Data segment:
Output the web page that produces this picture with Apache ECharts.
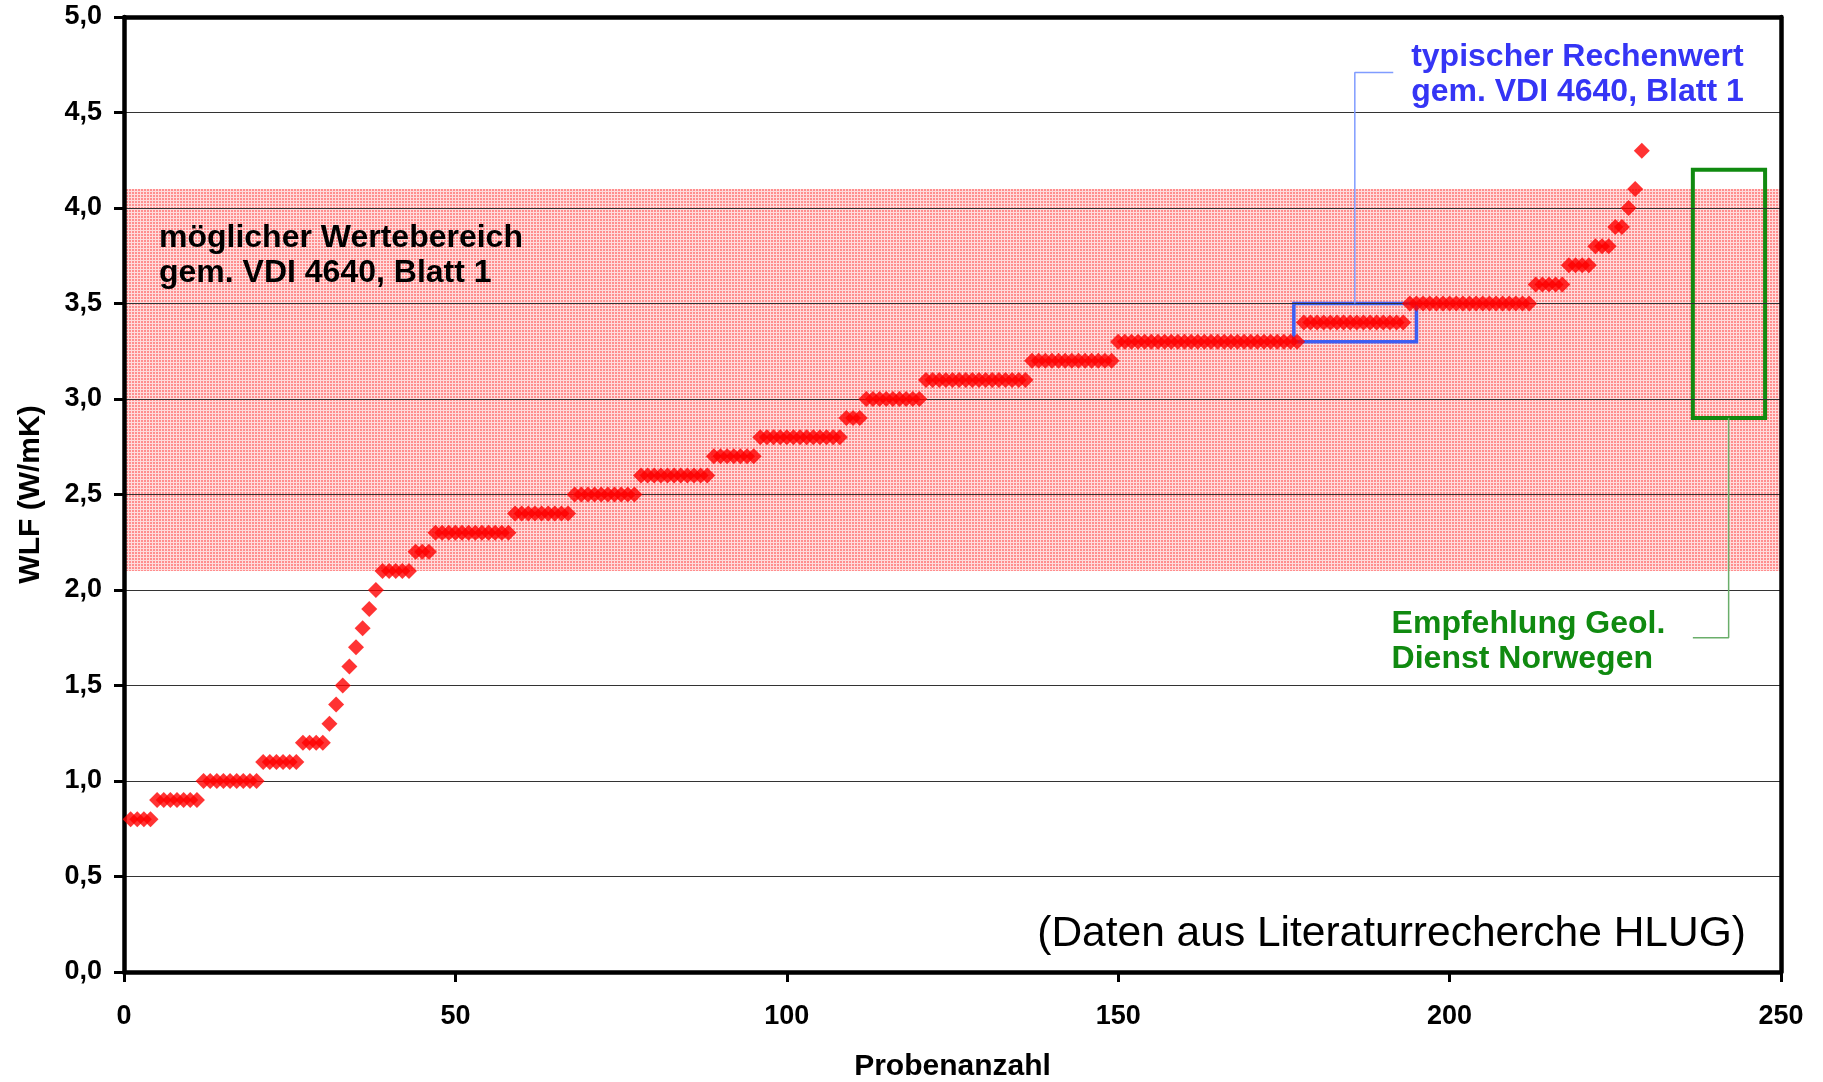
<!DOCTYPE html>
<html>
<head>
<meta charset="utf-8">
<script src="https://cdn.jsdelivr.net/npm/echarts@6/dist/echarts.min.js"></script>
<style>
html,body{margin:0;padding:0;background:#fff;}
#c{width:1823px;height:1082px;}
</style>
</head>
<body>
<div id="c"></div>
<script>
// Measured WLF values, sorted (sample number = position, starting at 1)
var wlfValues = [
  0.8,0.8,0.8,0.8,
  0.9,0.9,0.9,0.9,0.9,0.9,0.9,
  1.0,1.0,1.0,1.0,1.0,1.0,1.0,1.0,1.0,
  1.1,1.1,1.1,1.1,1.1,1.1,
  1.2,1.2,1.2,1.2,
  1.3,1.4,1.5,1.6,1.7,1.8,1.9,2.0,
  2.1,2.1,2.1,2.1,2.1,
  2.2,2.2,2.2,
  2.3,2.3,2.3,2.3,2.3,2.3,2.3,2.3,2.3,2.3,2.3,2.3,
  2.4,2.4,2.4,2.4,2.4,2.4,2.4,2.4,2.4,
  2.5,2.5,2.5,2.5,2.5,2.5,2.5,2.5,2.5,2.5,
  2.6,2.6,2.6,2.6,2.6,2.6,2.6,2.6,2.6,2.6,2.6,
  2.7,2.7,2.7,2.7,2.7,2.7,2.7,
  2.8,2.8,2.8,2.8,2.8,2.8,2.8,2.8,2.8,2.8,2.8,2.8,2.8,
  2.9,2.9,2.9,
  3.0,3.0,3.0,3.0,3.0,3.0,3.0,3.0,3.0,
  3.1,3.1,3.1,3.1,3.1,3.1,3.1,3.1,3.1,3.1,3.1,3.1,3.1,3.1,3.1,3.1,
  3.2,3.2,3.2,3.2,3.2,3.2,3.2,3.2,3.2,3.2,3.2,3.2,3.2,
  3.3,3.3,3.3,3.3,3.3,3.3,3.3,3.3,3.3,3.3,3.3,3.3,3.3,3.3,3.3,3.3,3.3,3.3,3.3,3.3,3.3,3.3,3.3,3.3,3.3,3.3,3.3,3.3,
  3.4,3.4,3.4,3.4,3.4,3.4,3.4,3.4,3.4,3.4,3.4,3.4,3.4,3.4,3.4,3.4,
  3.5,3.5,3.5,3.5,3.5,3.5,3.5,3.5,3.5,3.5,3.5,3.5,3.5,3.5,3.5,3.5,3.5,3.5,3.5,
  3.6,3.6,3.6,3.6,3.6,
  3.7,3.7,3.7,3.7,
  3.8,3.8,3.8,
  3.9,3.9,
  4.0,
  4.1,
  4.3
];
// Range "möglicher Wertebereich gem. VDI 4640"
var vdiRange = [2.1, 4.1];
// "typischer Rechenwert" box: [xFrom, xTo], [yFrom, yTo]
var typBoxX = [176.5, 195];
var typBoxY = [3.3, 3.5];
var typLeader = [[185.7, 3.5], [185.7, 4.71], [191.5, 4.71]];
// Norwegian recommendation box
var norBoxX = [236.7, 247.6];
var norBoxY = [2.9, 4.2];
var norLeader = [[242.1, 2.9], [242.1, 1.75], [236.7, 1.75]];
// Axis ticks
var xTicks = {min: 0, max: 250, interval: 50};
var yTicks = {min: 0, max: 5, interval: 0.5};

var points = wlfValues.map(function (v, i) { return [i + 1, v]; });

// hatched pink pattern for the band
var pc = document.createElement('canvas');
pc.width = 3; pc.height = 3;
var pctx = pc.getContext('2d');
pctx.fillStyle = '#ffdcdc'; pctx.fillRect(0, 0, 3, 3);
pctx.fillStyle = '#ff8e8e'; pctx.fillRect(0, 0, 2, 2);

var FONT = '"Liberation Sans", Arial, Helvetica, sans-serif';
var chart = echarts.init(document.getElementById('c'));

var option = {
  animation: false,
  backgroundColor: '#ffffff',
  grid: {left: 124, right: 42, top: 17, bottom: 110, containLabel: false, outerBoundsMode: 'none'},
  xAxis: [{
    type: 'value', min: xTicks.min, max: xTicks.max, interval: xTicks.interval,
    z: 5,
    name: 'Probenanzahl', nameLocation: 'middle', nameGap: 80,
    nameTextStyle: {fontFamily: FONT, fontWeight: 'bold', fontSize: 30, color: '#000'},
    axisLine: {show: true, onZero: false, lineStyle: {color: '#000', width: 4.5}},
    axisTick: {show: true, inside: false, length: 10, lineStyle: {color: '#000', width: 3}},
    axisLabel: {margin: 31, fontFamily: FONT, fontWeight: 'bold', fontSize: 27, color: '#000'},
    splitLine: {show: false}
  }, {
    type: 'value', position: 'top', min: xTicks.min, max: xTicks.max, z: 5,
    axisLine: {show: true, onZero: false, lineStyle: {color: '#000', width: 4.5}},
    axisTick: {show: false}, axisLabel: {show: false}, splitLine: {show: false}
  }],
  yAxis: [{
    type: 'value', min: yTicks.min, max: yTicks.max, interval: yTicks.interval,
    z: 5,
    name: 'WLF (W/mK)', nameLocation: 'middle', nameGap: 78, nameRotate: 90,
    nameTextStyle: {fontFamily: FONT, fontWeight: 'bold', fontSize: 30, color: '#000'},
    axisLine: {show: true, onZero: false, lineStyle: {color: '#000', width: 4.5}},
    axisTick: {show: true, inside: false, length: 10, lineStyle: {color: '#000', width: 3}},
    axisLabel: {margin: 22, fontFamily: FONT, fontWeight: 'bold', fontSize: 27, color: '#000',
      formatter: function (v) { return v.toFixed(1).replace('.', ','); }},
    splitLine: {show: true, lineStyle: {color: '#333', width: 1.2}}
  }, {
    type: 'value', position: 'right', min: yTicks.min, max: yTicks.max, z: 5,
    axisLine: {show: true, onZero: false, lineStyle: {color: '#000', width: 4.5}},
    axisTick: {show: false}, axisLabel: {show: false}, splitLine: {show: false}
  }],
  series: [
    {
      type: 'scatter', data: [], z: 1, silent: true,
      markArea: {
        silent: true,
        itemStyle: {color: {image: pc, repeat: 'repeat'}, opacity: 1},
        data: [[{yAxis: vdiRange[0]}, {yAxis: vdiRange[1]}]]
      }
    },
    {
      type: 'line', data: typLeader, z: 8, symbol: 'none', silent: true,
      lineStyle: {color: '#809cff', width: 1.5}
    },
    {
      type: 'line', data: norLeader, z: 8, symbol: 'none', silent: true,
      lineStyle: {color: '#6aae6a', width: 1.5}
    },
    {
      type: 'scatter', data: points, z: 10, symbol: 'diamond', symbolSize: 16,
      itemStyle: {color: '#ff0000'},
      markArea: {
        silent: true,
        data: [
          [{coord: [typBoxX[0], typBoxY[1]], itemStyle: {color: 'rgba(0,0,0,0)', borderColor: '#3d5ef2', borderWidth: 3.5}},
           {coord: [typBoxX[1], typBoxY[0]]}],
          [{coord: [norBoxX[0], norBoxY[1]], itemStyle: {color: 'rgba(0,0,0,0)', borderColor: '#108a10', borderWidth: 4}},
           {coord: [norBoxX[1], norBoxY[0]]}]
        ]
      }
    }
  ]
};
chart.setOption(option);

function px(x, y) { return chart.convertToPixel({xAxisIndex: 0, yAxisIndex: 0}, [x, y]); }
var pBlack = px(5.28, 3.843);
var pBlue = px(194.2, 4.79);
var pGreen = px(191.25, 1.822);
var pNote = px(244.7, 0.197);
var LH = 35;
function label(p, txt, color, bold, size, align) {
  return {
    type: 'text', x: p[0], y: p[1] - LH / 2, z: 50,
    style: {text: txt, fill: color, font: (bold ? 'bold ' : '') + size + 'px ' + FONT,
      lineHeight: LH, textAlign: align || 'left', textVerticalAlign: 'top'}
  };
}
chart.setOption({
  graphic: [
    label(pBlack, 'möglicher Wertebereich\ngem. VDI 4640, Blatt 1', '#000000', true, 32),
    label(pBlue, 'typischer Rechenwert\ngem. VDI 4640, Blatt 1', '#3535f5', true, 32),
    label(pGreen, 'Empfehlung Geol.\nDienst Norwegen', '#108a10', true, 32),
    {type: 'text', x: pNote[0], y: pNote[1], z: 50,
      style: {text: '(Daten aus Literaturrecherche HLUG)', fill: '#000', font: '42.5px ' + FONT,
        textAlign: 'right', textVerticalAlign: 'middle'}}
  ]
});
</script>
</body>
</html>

Required work: Go from the first line of the listing to the line holding "var points = wlfValues.map(function" and, please, transcribe those lines exactly, both included, with no pictures.

Written solution:
Output the web page that produces this picture with Apache ECharts.
<!DOCTYPE html>
<html>
<head>
<meta charset="utf-8">
<script src="https://cdn.jsdelivr.net/npm/echarts@6/dist/echarts.min.js"></script>
<style>
html,body{margin:0;padding:0;background:#fff;}
#c{width:1823px;height:1082px;}
</style>
</head>
<body>
<div id="c"></div>
<script>
// Measured WLF values, sorted (sample number = position, starting at 1)
var wlfValues = [
  0.8,0.8,0.8,0.8,
  0.9,0.9,0.9,0.9,0.9,0.9,0.9,
  1.0,1.0,1.0,1.0,1.0,1.0,1.0,1.0,1.0,
  1.1,1.1,1.1,1.1,1.1,1.1,
  1.2,1.2,1.2,1.2,
  1.3,1.4,1.5,1.6,1.7,1.8,1.9,2.0,
  2.1,2.1,2.1,2.1,2.1,
  2.2,2.2,2.2,
  2.3,2.3,2.3,2.3,2.3,2.3,2.3,2.3,2.3,2.3,2.3,2.3,
  2.4,2.4,2.4,2.4,2.4,2.4,2.4,2.4,2.4,
  2.5,2.5,2.5,2.5,2.5,2.5,2.5,2.5,2.5,2.5,
  2.6,2.6,2.6,2.6,2.6,2.6,2.6,2.6,2.6,2.6,2.6,
  2.7,2.7,2.7,2.7,2.7,2.7,2.7,
  2.8,2.8,2.8,2.8,2.8,2.8,2.8,2.8,2.8,2.8,2.8,2.8,2.8,
  2.9,2.9,2.9,
  3.0,3.0,3.0,3.0,3.0,3.0,3.0,3.0,3.0,
  3.1,3.1,3.1,3.1,3.1,3.1,3.1,3.1,3.1,3.1,3.1,3.1,3.1,3.1,3.1,3.1,
  3.2,3.2,3.2,3.2,3.2,3.2,3.2,3.2,3.2,3.2,3.2,3.2,3.2,
  3.3,3.3,3.3,3.3,3.3,3.3,3.3,3.3,3.3,3.3,3.3,3.3,3.3,3.3,3.3,3.3,3.3,3.3,3.3,3.3,3.3,3.3,3.3,3.3,3.3,3.3,3.3,3.3,
  3.4,3.4,3.4,3.4,3.4,3.4,3.4,3.4,3.4,3.4,3.4,3.4,3.4,3.4,3.4,3.4,
  3.5,3.5,3.5,3.5,3.5,3.5,3.5,3.5,3.5,3.5,3.5,3.5,3.5,3.5,3.5,3.5,3.5,3.5,3.5,
  3.6,3.6,3.6,3.6,3.6,
  3.7,3.7,3.7,3.7,
  3.8,3.8,3.8,
  3.9,3.9,
  4.0,
  4.1,
  4.3
];
// Range "möglicher Wertebereich gem. VDI 4640"
var vdiRange = [2.1, 4.1];
// "typischer Rechenwert" box: [xFrom, xTo], [yFrom, yTo]
var typBoxX = [176.5, 195];
var typBoxY = [3.3, 3.5];
var typLeader = [[185.7, 3.5], [185.7, 4.71], [191.5, 4.71]];
// Norwegian recommendation box
var norBoxX = [236.7, 247.6];
var norBoxY = [2.9, 4.2];
var norLeader = [[242.1, 2.9], [242.1, 1.75], [236.7, 1.75]];
// Axis ticks
var xTicks = {min: 0, max: 250, interval: 50};
var yTicks = {min: 0, max: 5, interval: 0.5};

var points = wlfValues.map(function (v, i) { return [i + 1, v]; });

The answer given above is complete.